The Mudcat Café TM
Thread #30772   Message #3608866
Posted By: Jim Carroll
11-Mar-14 - 04:35 AM
Thread Name: Lyr Add: Dear Old Skibbereen
Subject: RE: Lyr Add: Dear Old Skibbereen
"I just obtained a copy of "The Wearing of the Green Song-Book""
Books like that should be cherished - we've recently passed on a bundle of them to The Irish Traditional Music Archive in Dublin where they will not only be preserved, but there is a fair chance they will be freely available for viewing - take a look at their website.
I have been annotating our song collection and am staggered at the amount to be found in these books and the number of songs that have been passed through them - try this one, for instance.
TRADITIONAL MUSIC LIBRARY
I've just annotated 'Skibbereen' in preparation for putting up our recordings on our County Library website - this is what I did for it:

Skibbereen –(Roud 2312) Pat MacNamara See also, Skibbereen – Tom Lenihan
The first known appearance of this song was in a 19th-century publication, The Irish Singer's Own Book (Noonan, Boston, 1880), where the song was attributed to Patrick Carpenter, a poet and native of Skibbereen. It was published in 1915 by Herbert Hughes who wrote that it had been collected in County Tyrone, and that it was a traditional song
Ireland's Great Famine remains one of history's worst cases of a natural disaster mismanaged; locked warehouses stuffed with supplies, enough food to feed the population being shipped out of Ireland by the boatload, and a man in charge of famine relief who believed the famine to be God's punishment on the Irish
In a letter to Thomas Spring-Rice, Lord Mounteagle, Sir Charles Trevelyan described the famine as an "effective mechanism for reducing surplus population" as well as "the judgment of God"   
From the 'Cork Examiner' of March 19th, 1847, reporting on a court case in which a man had been charged with stealing food.   
In his defense he said that he was driven to it by what had happened to his wife.   
The Court was told:

"The starving woman lay in her hovel next to her dead three-year old son, waiting for her husband to return from begging food.   When night fell and his failure to return led her to imagine him dead in a ditch, she lay there in the faint fire's dying embers, caressing with her eyes her dead son's face and tiny fists.   With death searching her, and now with her own fists clenched, she made one last effort to stay alive. Crawling as far away from her son's face as she could, as if to preserve his personality, or at least her memory of it, she came to his bare feet and proceeded to eat them."

Illustration here.
Skibbereen 1847 by Cork artist James Mahony (1810–1879), commissioned by Illustrated London News 1847.

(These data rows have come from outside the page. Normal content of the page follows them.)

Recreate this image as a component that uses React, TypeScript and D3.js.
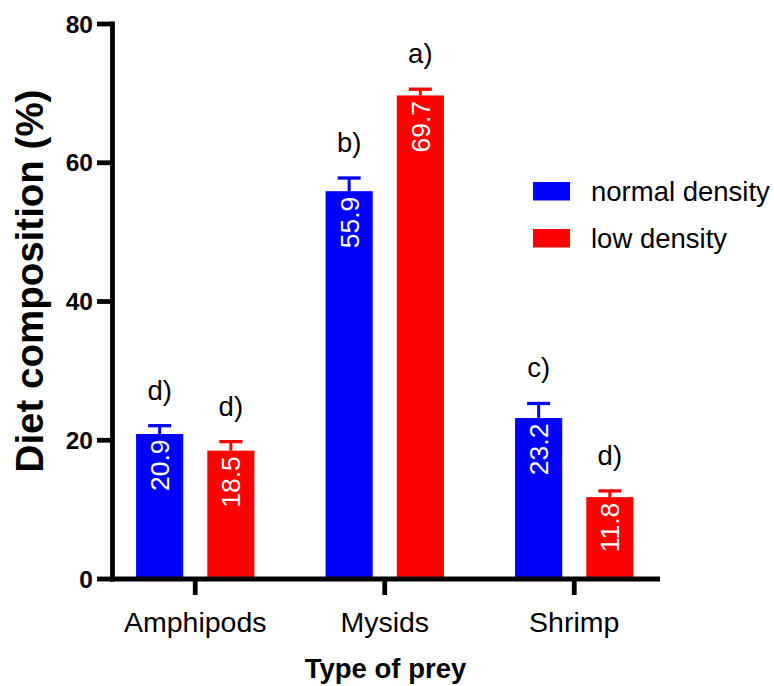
import React from "react";
import * as d3 from "d3";

const categories = ["Amphipods", "Mysids", "Shrimp"];
const seriesNames = ["normal density", "low density"];
const normalValues = [20.9, 55.9, 23.2];
const lowValues = [18.5, 69.7, 11.8];
const normalErrors = [1.2, 1.9, 2.1];
const lowErrors = [1.3, 0.9, 0.9];
const normalLetters = ["d)", "b)", "c)"];
const lowLetters = ["d)", "a)", "d)"];
const yTicks = [0, 20, 40, 60, 80];
const seriesColors = ["#0000ff", "#ff0000"];

const W = 774;
const H = 686;
const FONT = "'Liberation Sans', Arial, Helvetica, sans-serif";

export default function App() {
  const y = d3.scaleLinear().domain([0, 80]).range([579, 24]);
  const x0 = d3.scaleBand<string>().domain(categories).range([100.5, 669]).padding(0);
  const x1 = d3
    .scaleBand<string>()
    .domain(seriesNames)
    .range([0, x0.bandwidth()])
    .paddingInner(0.338)
    .paddingOuter(0.5);

  const rows = categories.map((c, i) => ({
    cat: c,
    items: [
      { s: seriesNames[0], v: normalValues[i], e: normalErrors[i], l: normalLetters[i], color: seriesColors[0] },
      { s: seriesNames[1], v: lowValues[i], e: lowErrors[i], l: lowLetters[i], color: seriesColors[1] },
    ],
  }));

  const axisX0 = 112.5;
  const axisRight = 660;
  const yZero = y(0);
  const sw = 4.8;

  return (
    <svg
      width={W}
      height={H}
      style={{ position: "absolute", left: 0, top: 0, background: "#fff" }}
      fontFamily={FONT}
    >
      {/* bars, error bars, value labels, significance letters */}
      {rows.map((r) => (
        <g key={r.cat} transform={`translate(${x0(r.cat)},0)`}>
          {r.items.map((it) => {
            const bx = x1(it.s)!;
            const bw = x1.bandwidth();
            const cx = bx + bw / 2;
            const top = y(it.v);
            const errTop = y(it.v + it.e);
            return (
              <g key={it.s}>
                <rect x={bx} y={top} width={bw} height={yZero - top} fill={it.color} />
                <line x1={cx} x2={cx} y1={top} y2={errTop} stroke={it.color} strokeWidth={3} />
                <line x1={cx - 11.5} x2={cx + 11.5} y1={errTop} y2={errTop} stroke={it.color} strokeWidth={3.3} />
                <text
                  transform={`translate(${cx + 9.5},${top + 5.5}) rotate(-90)`}
                  textAnchor="end"
                  fill="#fff"
                  fontSize={26.5}
                >
                  {it.v.toFixed(1)}
                </text>
                <text x={cx} y={errTop - 26} textAnchor="middle" fontSize={27.5} fill="#000">
                  {it.l}
                </text>
              </g>
            );
          })}
        </g>
      ))}

      {/* y axis */}
      <line x1={axisX0} x2={axisX0} y1={y(80) - sw / 2} y2={yZero + sw / 2} stroke="#000" strokeWidth={sw} />
      {yTicks.map((t) => (
        <g key={t}>
          <line x1={97} x2={axisX0} y1={y(t)} y2={y(t)} stroke="#000" strokeWidth={sw} />
          <text x={93} y={y(t) + 8.5} textAnchor="end" fontSize={24.5} fontWeight="bold" fill="#000">
            {t}
          </text>
        </g>
      ))}

      {/* x axis */}
      <line x1={axisX0 - sw / 2} x2={axisRight} y1={yZero} y2={yZero} stroke="#000" strokeWidth={sw} />
      {categories.map((c) => {
        const cx = x0(c)! + x0.bandwidth() / 2;
        return (
          <g key={c}>
            <line x1={cx} x2={cx} y1={yZero} y2={595} stroke="#000" strokeWidth={sw} />
            <text x={cx} y={632} textAnchor="middle" fontSize={28.5} fill="#000">
              {c}
            </text>
          </g>
        );
      })}

      {/* axis titles */}
      <text x={385.5} y={678} textAnchor="middle" fontSize={27.5} fontWeight="bold" fill="#000">
        Type of prey
      </text>
      <text
        transform={`translate(43,281) rotate(-90)`}
        textAnchor="middle"
        fontSize={38.5}
        fontWeight="bold"
        fill="#000"
      >
        Diet composition (%)
      </text>

      {/* legend */}
      {seriesNames.map((s, i) => (
        <g key={s} transform={`translate(533,${182 + i * 47})`}>
          <rect x={0} y={0} width={37} height={18.5} fill={seriesColors[i]} />
          <text x={58} y={18.5} fontSize={27.5} fill="#000">
            {s}
          </text>
        </g>
      ))}
    </svg>
  );
}
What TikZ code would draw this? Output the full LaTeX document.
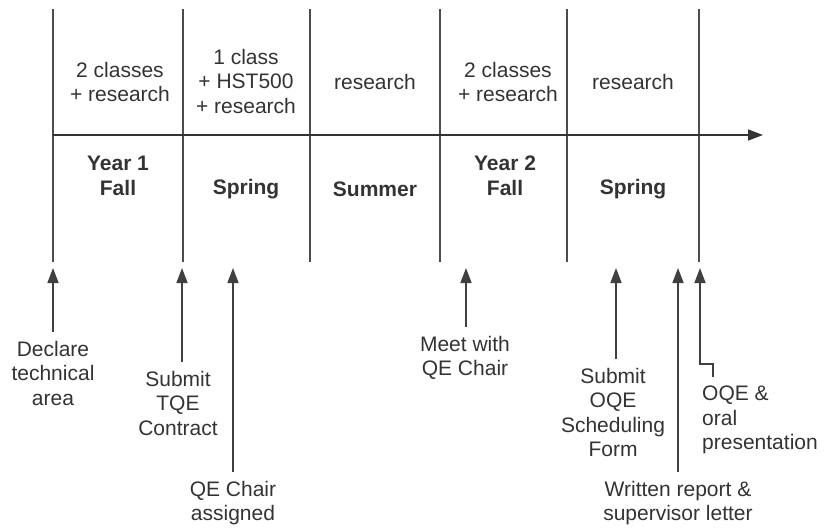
\documentclass[tikz,border=0pt]{standalone}
\usepackage{fontspec}
\setmainfont{Liberation Sans}
\usepackage{tikz}
\usetikzlibrary{positioning,arrows.meta}

\begin{document}
\begin{tikzpicture}[
    x=1pt, y=-1pt,
    font=\fontsize{21}{24.5}\selectfont,
    txt/.style={text=black!80, align=center, inner sep=0pt},
    term/.style={txt, font=\fontsize{21}{24.5}\selectfont\bfseries},
    evt/.style={txt, anchor=north},
    sep/.style={draw=black!70, line width=1.5pt},
    arr/.style={-{Triangle[width=11pt,length=15pt]}, draw=black!75, line width=1.6pt, shorten <=9pt}
  ]
    \useasboundingbox (0,0) rectangle (824,531);
    % term boundaries
    \foreach \x/\n in {53/s0, 183/s1, 310/s2, 440/s3, 567/s4, 699/s5}
      \draw[sep] (\x,9) coordinate (\n) -- (\x,262);
    \draw[arr, draw=black!80, shorten <=0pt] (s0 |- 0,135) -- (763,135);
    % what happens in each term
    \node[txt] (w1) at (120,82) {2 classes\\+ research};
    \node[txt] (w2) at (246,81) {1 class\\+ HST500\\+ research};
    \node[txt] (w3) at (375,82) {research};
    \node[txt] (w4) at (508,82) {2 classes\\+ research};
    \node[txt] (w5) at (633,82) {research};
    % term names
    \node[term] (p1) at (118,176) {Year 1\\Fall};
    \node[term] (p2) at (246,189) {Spring};
    \node[term] (p3) at (375,189) {Summer};
    \node[term] (p4) at (505,176) {Year 2\\Fall};
    \node[term] (p5) at (633,189) {Spring};
    % milestones
    \foreach \x/\n in {53/t1, 182/t2, 233/t3, 466/t4, 616/t5, 678/t6, 700/t7}
      \coordinate (\n) at (\x,268);
    \node[evt] (declare) at (53,341)  {Declare\\technical\\area};
    \node[evt] (tqe)     at (178,371) {Submit\\TQE\\Contract};
    \node[evt] (chair)   at (233,481) {QE Chair\\assigned};
    \node[evt] (meet)    at (465,336) {Meet with\\QE Chair};
    \node[evt] (form)    at (613,368) {Submit\\OQE\\Scheduling\\Form};
    \node[evt] (report)  at (678,481) {Written report \&\\supervisor letter};
    \node[txt, anchor=north west, align=left] (oqe) at (702,386) {OQE \&\\oral\\presentation};
    \draw[arr] (declare.north -| t1) -- (t1);
    \draw[arr] (tqe.north -| t2) -- (t2);
    \draw[arr] (chair.north -| t3) -- (t3);
    \draw[arr] (meet.north -| t4) -- (t4);
    \draw[arr] (form.north -| t5) -- (t5);
    \draw[arr] (report.north -| t6) -- (t6);
    \draw[arr] ([xshift=11]oqe.north west) -- ++(0,-22) -| (t7);
  \end{tikzpicture}
\end{document}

The legacy of the famine remains a part of the Irish psyche, particularly in its long and unbroken history of emigration.
It can also be found in folk-memory – my mother said her mother always claimed it was a "mortal sin not to eat the whole potato". This was echoed by Kerry Traveller Mikeen McCarthy, who said he once met an old woman who had lived during the famine and told him exactly the same thing.
The last generation had it in their lore; we were told several times of the "Hungry Grass", patches of land supposedly containing unmarked famine graves; it was said that anybody who walks over it is stricken by hunger pains.
One such piece of ground is said to be not far from The Hand Cross on the slopes of Mount Callan.